Buyers should insist on written accounting provisions, regular receipts, and a method for reconciling rent credits well before exercising an option. Maintaining a personal payment ledger, keeping copies of bank transfers and checks, and requesting periodic written statements from the seller helps preserve proof of credits. Early engagement with potential lenders can also confirm how credits will be viewed in underwriting and reduce surprises at closing. If concerns arise about credit accounting, buyers can request an amendment that requires detailed monthly statements and escrow procedures for credited amounts. Such steps provide additional security that accumulated credits will be honored when it is time to close the purchase.
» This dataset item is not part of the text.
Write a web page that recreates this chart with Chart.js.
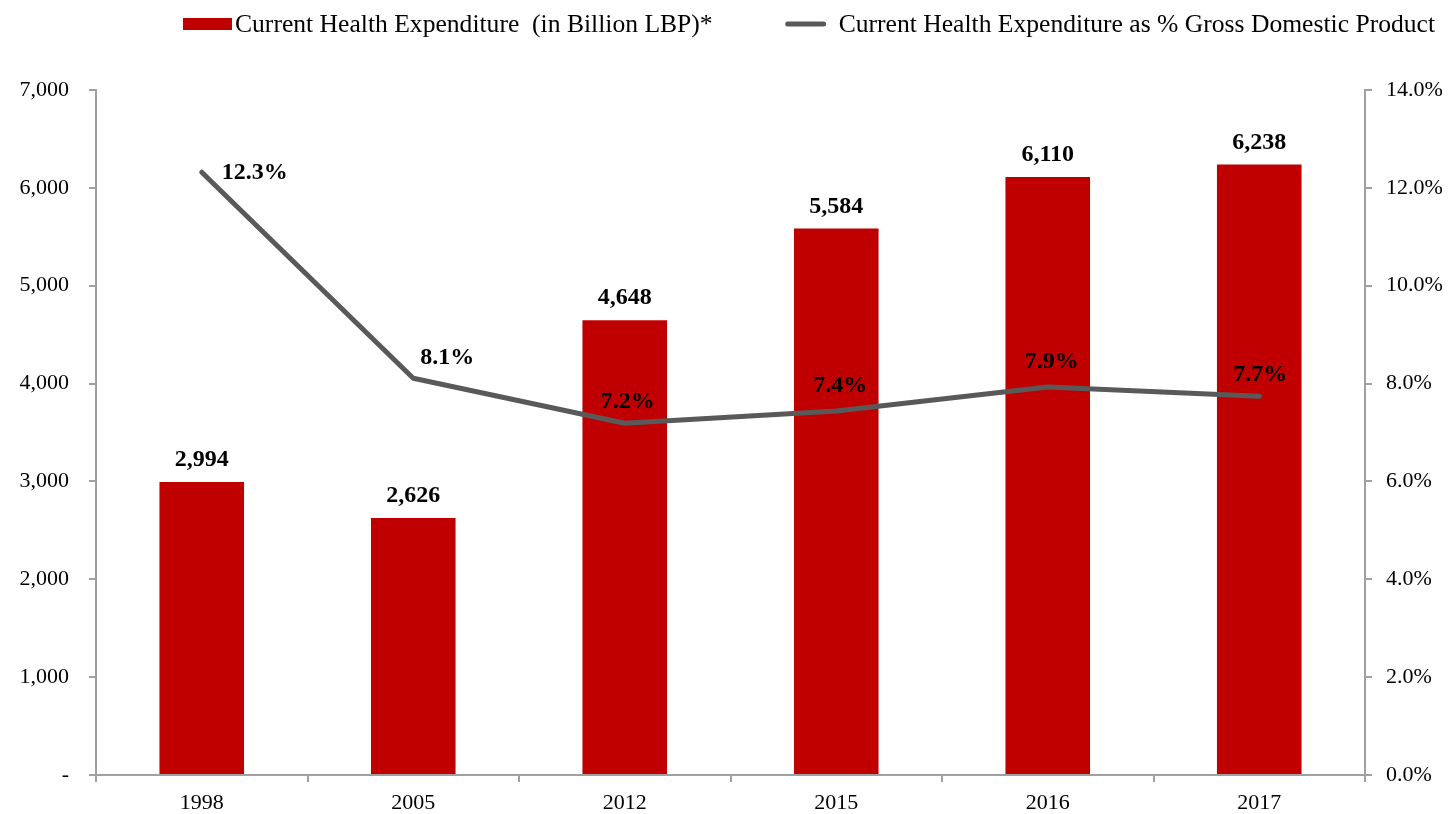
<!DOCTYPE html>
<html>
<head>
<meta charset="utf-8">
<script src="https://cdn.jsdelivr.net/npm/chart.js@4.4.1/dist/chart.umd.min.js"></script>
<style>
  html, body { margin: 0; padding: 0; background: #ffffff; }
  #wrap { width: 1449px; height: 814px; position: relative; }
</style>
</head>
<body>
<div id="wrap"><canvas id="c" width="1449" height="814"></canvas></div>
<script>
// ---- data ----
const categories = ['1998', '2005', '2012', '2015', '2016', '2017'];
const expenditureBillionLBP = [2994, 2626, 4648, 5584, 6110, 6238];
const expenditurePctGDP = [12.32, 8.11, 7.19, 7.44, 7.93, 7.74];
const seriesNames = [
  'Current Health Expenditure  (in Billion LBP)*',
  'Current Health Expenditure as % Gross Domestic Product'
];
const leftTicks = [0, 1000, 2000, 3000, 4000, 5000, 6000, 7000];
const rightTicks = [0, 2, 4, 6, 8, 10, 12, 14];

// ---- style / layout constants ----
const FONT = '"Liberation Serif", "Times New Roman", serif';
const BAR_COLOR = '#C00000';
const LINE_COLOR = '#595959';
const AXIS_COLOR = '#A0A0A0';
// label offsets for the % labels (dx, dy relative to point)
const pctLabelOffsets = [[53, 1], [34, -20], [3, -21], [4, -25], [4, -25], [1, -21]];

const labelPlugin = {
  id: 'valueLabels',
  afterDatasetsDraw(chart) {
    const ctx = chart.ctx;
    ctx.save();
    ctx.fillStyle = '#000';
    ctx.font = 'bold 24px ' + FONT;
    ctx.textAlign = 'center';
    ctx.textBaseline = 'middle';
    const barMeta = chart.getDatasetMeta(0);
    barMeta.data.forEach((el, i) => {
      ctx.fillText(expenditureBillionLBP[i].toLocaleString('en-US'), el.x, el.y - 22);
    });
    const lineMeta = chart.getDatasetMeta(1);
    lineMeta.data.forEach((el, i) => {
      const o = pctLabelOffsets[i];
      ctx.fillText(expenditurePctGDP[i].toFixed(1) + '%', el.x + o[0], el.y + o[1]);
    });
    ctx.restore();
  }
};

const legendPlugin = {
  id: 'customLegend',
  afterDraw(chart) {
    const ctx = chart.ctx;
    ctx.save();
    ctx.font = '25.6px ' + FONT;
    ctx.fillStyle = '#000';
    ctx.textBaseline = 'middle';
    ctx.textAlign = 'left';
    const y = 24;
    let x = 183;
    // bar item
    ctx.fillStyle = BAR_COLOR;
    ctx.fillRect(x, y - 6, 49, 12);
    ctx.fillStyle = '#000';
    x += 52;
    ctx.fillText(seriesNames[0], x, y + 1);
    x += ctx.measureText(seriesNames[0]).width + 73;
    // line item
    ctx.strokeStyle = LINE_COLOR;
    ctx.lineWidth = 5;
    ctx.lineCap = 'round';
    ctx.beginPath();
    ctx.moveTo(x + 2, y);
    ctx.lineTo(x + 38, y);
    ctx.stroke();
    x += 53;
    ctx.fillText(seriesNames[1], x, y + 1);
    ctx.restore();
  }
};

new Chart(document.getElementById('c'), {
  data: {
    labels: categories,
    datasets: [
      {
        type: 'bar',
        label: seriesNames[0],
        data: expenditureBillionLBP,
        backgroundColor: BAR_COLOR,
        yAxisID: 'y',
        order: 1,
        barPercentage: 0.4,
        categoryPercentage: 1.0
      },
      {
        type: 'line',
        label: seriesNames[1],
        data: expenditurePctGDP,
        borderColor: LINE_COLOR,
        backgroundColor: LINE_COLOR,
        borderWidth: 5,
        borderCapStyle: 'round',
        borderJoinStyle: 'round',
        pointRadius: 0,
        tension: 0,
        yAxisID: 'y1',
        order: 0
      }
    ]
  },
  options: {
    responsive: false,
    animation: false,
    events: [],
    layout: { padding: { top: 90, left: 0, right: 0, bottom: 0 } },
    plugins: {
      legend: { display: false },
      tooltip: { enabled: false }
    },
    scales: {
      x: {
        offset: true,
        grid: {
          offset: true,
          drawOnChartArea: false,
          drawTicks: true,
          tickLength: 7,
          color: AXIS_COLOR,
          lineWidth: 2
        },
        border: { display: true, color: AXIS_COLOR, width: 2 },
        ticks: {
          color: '#000',
          font: { family: FONT, size: 22 },
          padding: 8
        },
        afterFit(scale) { scale.height = 39; }
      },
      y: {
        position: 'left',
        min: 0,
        max: 7000,
        afterBuildTicks(scale) { scale.ticks = leftTicks.map(v => ({ value: v })); },
        grid: {
          drawOnChartArea: false,
          drawTicks: true,
          tickLength: 7,
          color: AXIS_COLOR,
          lineWidth: 2
        },
        border: { display: true, color: AXIS_COLOR, width: 2 },
        ticks: {
          color: '#000',
          font: { family: FONT, size: 22 },
          padding: 20,
          callback: v => v === 0 ? '-' : v.toLocaleString('en-US')
        },
        afterFit(scale) { scale.width = 96; }
      },
      y1: {
        position: 'right',
        min: 0,
        max: 14,
        afterBuildTicks(scale) { scale.ticks = rightTicks.map(v => ({ value: v })); },
        grid: {
          drawOnChartArea: false,
          drawTicks: true,
          tickLength: 7,
          color: AXIS_COLOR,
          lineWidth: 2
        },
        border: { display: true, color: AXIS_COLOR, width: 2 },
        ticks: {
          color: '#000',
          font: { family: FONT, size: 22 },
          padding: 14,
          callback: v => v.toFixed(1) + '%'
        },
        afterFit(scale) { scale.width = 84; }
      }
    }
  },
  plugins: [labelPlugin, legendPlugin]
});
</script>
</body>
</html>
Sellers protect property and financial interests by including clear default provisions, requiring insurance, and setting realistic option terms such as nonrefundable option fees or reasonable cure periods for missed payments. Ensuring the contract allows timely remedies for nonpayment, sets standards for property upkeep, and addresses recording or lien priority helps preserve value and reduces risks associated with tenant breaches or undesired occupancy outcomes. Sellers may also require periodic inspections and documented maintenance standards to ensure property condition is preserved. Clear closing mechanics and requirements for clearing title and liens establish predictable pathways to sale and mitigate complications that could delay or derail a future conveyance.
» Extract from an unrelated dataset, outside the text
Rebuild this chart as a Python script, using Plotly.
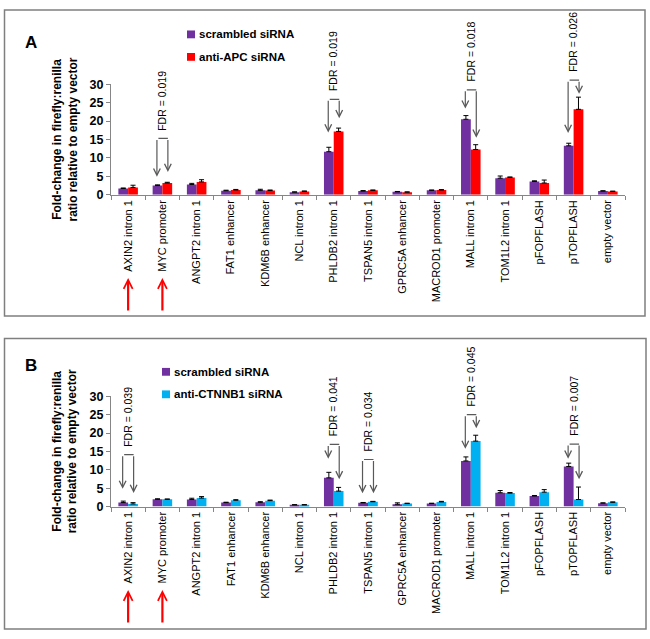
import plotly.graph_objects as go

# ---------------- data ----------------
categories = ["AXIN2 intron 1", "MYC promoter", "ANGPT2 intron 1", "FAT1 enhancer",
              "KDM6B enhancer", "NCL intron 1", "PHLDB2 intron 1", "TSPAN5 intron 1",
              "GPRC5A enhancer", "MACROD1 promoter", "MALL intron 1", "TOM1L2 intron 1",
              "pFOPFLASH", "pTOPFLASH", "empty vector"]

# Panel A
scr_A = [1.7, 2.5, 2.8, 1.1, 1.2, 0.7, 11.7, 1.0, 0.8, 1.2, 20.5, 4.5, 3.6, 13.3, 1.0]
scr_A_err = [0.15, 0.2, 0.3, 0.15, 0.3, 0.1, 1.2, 0.15, 0.1, 0.1, 1.0, 0.6, 0.2, 0.7, 0.1]
apc_A = [2.0, 3.2, 3.5, 1.3, 1.15, 0.9, 17.2, 1.2, 0.7, 1.3, 12.3, 4.7, 3.2, 23.2, 0.9]
apc_A_err = [0.6, 0.2, 0.6, 0.15, 0.15, 0.15, 0.9, 0.1, 0.1, 0.1, 1.3, 0.15, 0.8, 3.3, 0.1]

# Panel B
scr_B = [1.07, 1.95, 1.9, 1.07, 1.15, 0.45, 7.8, 1.0, 0.6, 0.8, 12.4, 3.75, 2.85, 10.9, 0.9]
scr_B_err = [0.4, 0.15, 0.35, 0.1, 0.15, 0.05, 1.5, 0.1, 0.4, 0.1, 1.1, 0.6, 0.15, 0.9, 0.1]
ctn_B = [0.7, 1.95, 2.3, 1.7, 1.6, 0.45, 4.2, 1.3, 0.8, 1.25, 17.8, 3.65, 3.9, 1.9, 1.15]
ctn_B_err = [0.35, 0.1, 0.4, 0.15, 0.15, 0.05, 1.0, 0.1, 0.1, 0.15, 1.6, 0.15, 0.7, 3.4, 0.1]

y_ticks = [0, 5, 10, 15, 20, 25, 30]

series_names_A = ["scrambled siRNA", "anti-APC siRNA"]
series_names_B = ["scrambled siRNA", "anti-CTNNB1 siRNA"]

# FDR brackets: (category index, label, bracket top, left arrow tip, right arrow tip)
fdr_A = [(1, "FDR = 0.019", 15.3, 4.9, 6.2),
         (6, "FDR = 0.019", 25.9, 16.9, 20.8),
         (10, "FDR = 0.018", 28.5, 23.4, 15.5),
         (13, "FDR = 0.026", 31.1, 16.8, 27.4)]
fdr_B = [(0, "FDR = 0.039", 14.1, 4.8, 3.7),
         (6, "FDR = 0.041", 16.9, 13.0, 7.4),
         (7, "FDR = 0.034", 12.8, 3.6, 3.6),
         (10, "FDR = 0.045", 25.0, 15.7, 21.3),
         (13, "FDR = 0.007", 17.0, 13.0, 7.4)]

highlighted = [0, 1]   # categories marked with red arrows

# ---------------- styling ----------------
W, H = 650, 639
def px(x):
    return x / W
def py(y):
    return 1 - y / H

Y_MAX = y_ticks[-1]
def yd(v):
    # value -> fraction of the y-axis domain (axis range is [0, Y_MAX])
    return v / Y_MAX

PURPLE = "#7030A0"
RED = "#FF0000"
BLUE = "#00B0F0"
GRAY = "#868686"
FONT = "Liberation Sans, Arial, sans-serif"

fig = go.Figure()

def add_bars(name, vals, errs, color, xa, ya):
    fig.add_trace(go.Bar(
        x=categories, y=vals, name=name,
        marker=dict(color=color, line=dict(width=0)),
        error_y=dict(type="data", array=errs, arrayminus=[0] * len(errs),
                     symmetric=False, color="black", thickness=1, width=2.5),
        xaxis=xa, yaxis=ya, showlegend=False))

add_bars(series_names_A[0], scr_A, scr_A_err, PURPLE, "x", "y")
add_bars(series_names_A[1], apc_A, apc_A_err, RED, "x", "y")
add_bars(series_names_B[0], scr_B, scr_B_err, PURPLE, "x2", "y2")
add_bars(series_names_B[1], ctn_B, ctn_B_err, BLUE, "x2", "y2")

xdom = [px(111), px(625)]
def xaxis_cfg(anchor):
    return dict(domain=xdom, anchor=anchor, type="category", showline=True,
                linecolor=GRAY, linewidth=1, ticks="outside", tickson="boundaries",
                ticklen=4, tickcolor=GRAY, tickangle=-90, showgrid=False,
                tickfont=dict(family=FONT, size=11, color="black"))

def yaxis_cfg(anchor, dom):
    return dict(domain=dom, anchor=anchor, range=[0, Y_MAX], tickvals=y_ticks,
                ticks="outside", ticklen=4, tickcolor=GRAY, showline=True,
                linecolor=GRAY, linewidth=1, showgrid=False, zeroline=False,
                tickfont=dict(family=FONT, size=12.5, color="black", weight="bold"))

yA = [py(192), py(79)]
yB = [py(510.7), py(398)]

annotations = []
shapes = []

def add_fdr(specs, xref, yaxis_id):
    offL, offR = -0.16, 0.16
    ydref = yaxis_id + " domain"
    for idx, label, top, tipL, tipR in specs:
        xl, xr = idx + offL, idx + offR
        common = dict(xref=xref, yref=ydref, axref=xref, ayref=ydref, text="",
                      showarrow=True, arrowcolor="#595959", arrowwidth=1.2,
                      standoff=0, startstandoff=0)
        annotations.append(dict(x=xl, y=yd(tipL), ax=xl, ay=yd(top), arrowhead=5, arrowsize=1.1, **common))
        annotations.append(dict(x=xr, y=yd(tipR), ax=xr, ay=yd(top), arrowhead=5, arrowsize=1.1, **common))
        annotations.append(dict(x=xr, y=yd(top), ax=xl, ay=yd(top), arrowhead=0, **common))
        annotations.append(dict(x=idx, y=yd(top), xref=xref, yref=ydref, text=label,
                                textangle=-90, showarrow=False, xanchor="center",
                                yanchor="bottom", yshift=6,
                                font=dict(family=FONT, size=10.5, color="black")))

add_fdr(fdr_A, "x", "y")
add_fdr(fdr_B, "x2", "y2")

# red arrows under highlighted categories
for xref, tip in (("x", 277), ("x2", 596)):
    for idx in highlighted:
        annotations.append(dict(x=idx, y=py(tip), xref=xref, yref="paper", ax=0, ay=34,
                                text="", showarrow=True, arrowhead=5, arrowsize=0.8,
                                arrowwidth=2.2, arrowcolor=RED, standoff=0))

# axis titles
for yc in (135.5, 454.3):
    annotations.append(dict(x=px(65), y=py(yc), xref="paper", yref="paper",
                            text="Fold-change in firefly:renilla<br>ratio relative to empty vector",
                            textangle=-90, showarrow=False, xanchor="center", yanchor="middle",
                            font=dict(family=FONT, size=12, color="black", weight="bold")))

# panel letters
annotations.append(dict(x=px(23), y=py(25), xref="paper", yref="paper", text="A",
                        showarrow=False, font=dict(family=FONT, size=17, color="black", weight="bold")))
annotations.append(dict(x=px(23), y=py(367), xref="paper", yref="paper", text="B",
                        showarrow=False, font=dict(family=FONT, size=17, color="black", weight="bold")))

# manual legends
def add_legend(x0, ys, names, colors):
    for yy, nm, col in zip(ys, names, colors):
        shapes.append(dict(type="rect", xref="paper", yref="paper",
                           x0=px(x0), x1=px(x0 + 8), y0=py(yy + 4), y1=py(yy - 4),
                           fillcolor=col, line=dict(width=0)))
        annotations.append(dict(x=px(x0 + 10), y=py(yy), xref="paper", yref="paper",
                                text=nm, showarrow=False, xanchor="left", yanchor="middle",
                                font=dict(family=FONT, size=11.5, color="black", weight="bold")))

add_legend(187, [28, 51], series_names_A, [PURPLE, RED])
add_legend(162, [373, 396], series_names_B, [PURPLE, BLUE])

# panel frames
shapes.append(dict(type="rect", xref="paper", yref="paper", x0=px(4.5), x1=px(645),
                   y0=py(316), y1=py(3), line=dict(color="#7f7f7f", width=1.5)))
shapes.append(dict(type="rect", xref="paper", yref="paper", x0=px(4.5), x1=px(646),
                   y0=py(636), y1=py(339), line=dict(color="#7f7f7f", width=1.5)))

fig.update_layout(
    width=W, height=H, margin=dict(l=0, r=0, t=0, b=0),
    paper_bgcolor="white", plot_bgcolor="white",
    barmode="group", bargap=0.43, bargroupgap=0,
    xaxis=xaxis_cfg("y"), yaxis=yaxis_cfg("x", yA),
    xaxis2=xaxis_cfg("y2"), yaxis2=yaxis_cfg("x2", yB),
    annotations=annotations, shapes=shapes, showlegend=False,
    font=dict(family=FONT),
)

fig.write_html("out.html", config={"displayModeBar": False},
               post_script="document.body.style.margin='0px';document.body.style.overflow='hidden';")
Lease-to-own agreements can affect tax and insurance responsibilities depending on how ownership rights and obligations are allocated during the lease. Contracts should state which party is responsible for property taxes, insurance premiums, and liability coverage during the lease period. Clarifying these responsibilities prevents disputes and ensures continuous coverage that protects both parties from loss or claims during the term. Tax implications at sale, such as capital gains considerations or reporting of option fees, depend on the parties’ circumstances and the structure of the transaction. Both buyers and sellers should seek guidance on potential tax consequences so they can plan accordingly and structure the agreement with those considerations in mind.
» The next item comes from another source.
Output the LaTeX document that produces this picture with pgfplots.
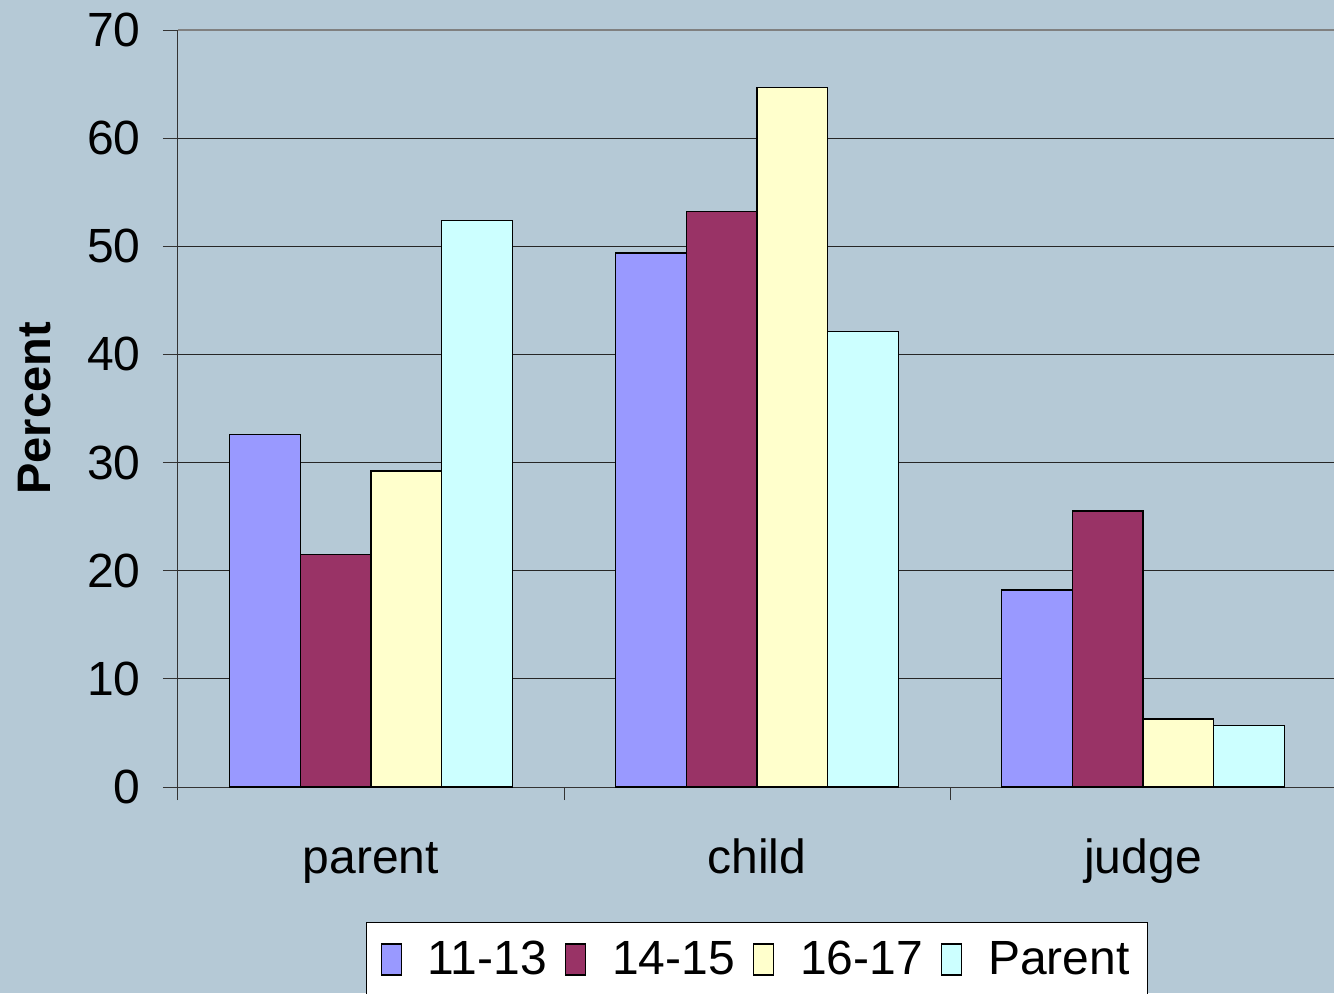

Consult legal assistance when drafting, negotiating, or reviewing a lease-to-own agreement, especially if significant sums, long option periods, or complex financing arrangements are involved. Professional review helps identify ambiguous clauses, missing protections, and potential compliance issues with Minnesota landlord-tenant or real estate rules. Early involvement reduces the chance of costly disputes and ensures the document reflects both parties’ intentions in enforceable terms. You should also seek help if a dispute arises over credits, defaults, or title issues, or if financing complications surface near the option exercise date. Timely legal guidance can preserve rights, propose amendments, and coordinate with lenders and title companies to resolve problems before they threaten the completed sale.